Pledges were calculated from historical data obtained from the UNFCCC GHG inventory (CRF, 2017).
In its revised NDC, Canada calculates its NDC target by cutting its base year (2005) emissions level by 30%. Since it is an economy wide target, we assume that the target is calculated using 2005 emissions including LULUCF.
We used a similar approach in our CAT assessment for the NDC as well as the calculations for the 2020 target (which is also an economy wide target). LULUCF emissions excluding natural disturbances in 2005 were retrieved from CRF data and converted to GWPs from the IPCC Second Assessment Report (SAR) (UNFCCC, 2017). Projected LULUCF emissions for 2020 and 2030 were obtained from Canada’s sixth national communication (Government of Canada, 2014).
Canada has applied global warming potentials (GWPs) from the IPCC Fourth Assessment Report (AR4) in its projections from 2014–2030 reported in its revised NDC. To ensure consistency between the historical data obtained from CRF (2017) and other elements of our analysis, we calculated the target and the projections based on GWPs from the IPCC Second Assessment Report (SAR). An analysis based on AR4 GWPs would not significantly change the emission trend shown or rating given.
There is a difference of ~36 MtCO2e in LULUCF emissions for the base year (2005) between 2016 and 2017 CRF inventory data. This difference partially explains the difference between the CAT assessment of the NDC target level in 2030—479 MtCO2e incl. LULUCF—against the 523 MtCO2e incl. LULUCF reported in the revised NDC. The remaining difference is due to different GWPs used.
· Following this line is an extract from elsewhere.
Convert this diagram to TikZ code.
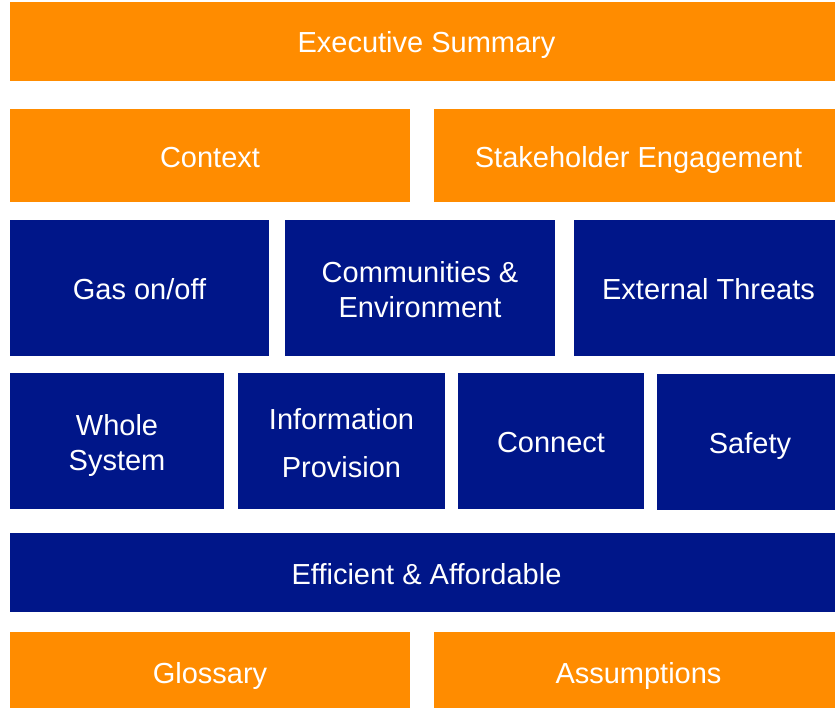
\documentclass[tikz,border=0pt]{standalone}
\usepackage{fontspec}
\setmainfont{Liberation Sans}
\definecolor{borange}{RGB}{255,140,0}
\definecolor{bblue}{RGB}{0,22,137}
\begin{document}
\begin{tikzpicture}[x=1pt,y=-1pt,
  box/.style={rectangle,inner sep=0pt,outer sep=0pt},
  obox/.style={box,fill=borange},
  nbox/.style={box,fill=bblue},
  lbl/.style={inner sep=0pt,text=white,align=center,
    font=\fontsize{29}{35}\selectfont}]
\useasboundingbox (0,0) rectangle (835,708);
\clip (0,0) rectangle (835,708);
% #1 style, #2-#5 corners, #6 name, #7 text shift, #8 text
\def\mybox#1#2#3#4#5#6#7#8{%
  \node[#1,minimum width={(#4-#2)*1pt},minimum height={(#5-#3)*1pt}] (#6) at ({(#2+#4)/2},{(#3+#5)/2}) {};
  \node[lbl] (#6-t) at ([yshift=-#7pt]#6.center) {#8};}
\mybox{obox}{10}{2}{843}{81}{exec}{4}{Executive Summary}
\mybox{obox}{10}{109}{410}{202}{context}{2}{Context}
\mybox{obox}{434}{109}{843}{202}{stake}{5}{Stakeholder Engagement}
\mybox{nbox}{10}{220}{269}{356}{gas}{1}{Gas on/off}
\mybox{nbox}{285}{220}{555}{356}{comm}{1.5}{Communities \&\\Environment}
\mybox{nbox}{574}{220}{843}{356}{ext}{1}{External Threats}
\mybox{nbox}{10}{373}{224}{509}{whole}{5}{Whole\\System}
\mybox{nbox}{238}{373}{445}{509}{info}{2}{Information\\[13pt]Provision}
\mybox{nbox}{458}{373}{644}{509}{connect}{2}{Connect}
\mybox{nbox}{657}{374}{843}{510}{safety}{4}{Safety}
\mybox{nbox}{10}{533}{843}{612}{eff}{2}{Efficient \& Affordable}
\mybox{obox}{10}{632}{410}{714}{gloss}{3}{Glossary}
\mybox{obox}{434}{632}{843}{714}{assum}{3}{Assumptions}
\end{tikzpicture}
\end{document}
The current policy projections from 2015 to 2030 were obtained from Environment and Climate Change Canada’s 2016 greenhouse gas emission projections which were then harmonised to historical data in SAR (Environment and Climate Change Canada, 2016). The report presents projections considering future impacts of policy measures enacted as of 1st November 2016(Environment and Climate Change Canada, 2016). It presents three scenarios (low emissions scenario, reference scenario and high emissions scenario) reflecting different assumptions about oil and gas prices and GDP growth rate.
Due to uncertainty in GDP growth rate and oil and gas prices, the CAT shows the current policy pathway as a range based on the low and high emission scenarios. Canada has recently introduced its national carbon pricing plan, to be implemented by provinces and territories by 2018. It is not yet clear how much this plan would contribute to reducing national emissions. This policy is not quantified in our current policy projections, as more details of the plan would be needed for this purpose.
The impact of planned policies for 2030 is quantified by subtracting the expected percentage emission reductions achieved through planned policies (policies announced as of 1st November 2016 and the measures listed in the Pan-Canadian Framework) from the current policy pathway. Since the impact of these planned policies is additional to the current policies, we take the current policy pathway range as a starting point.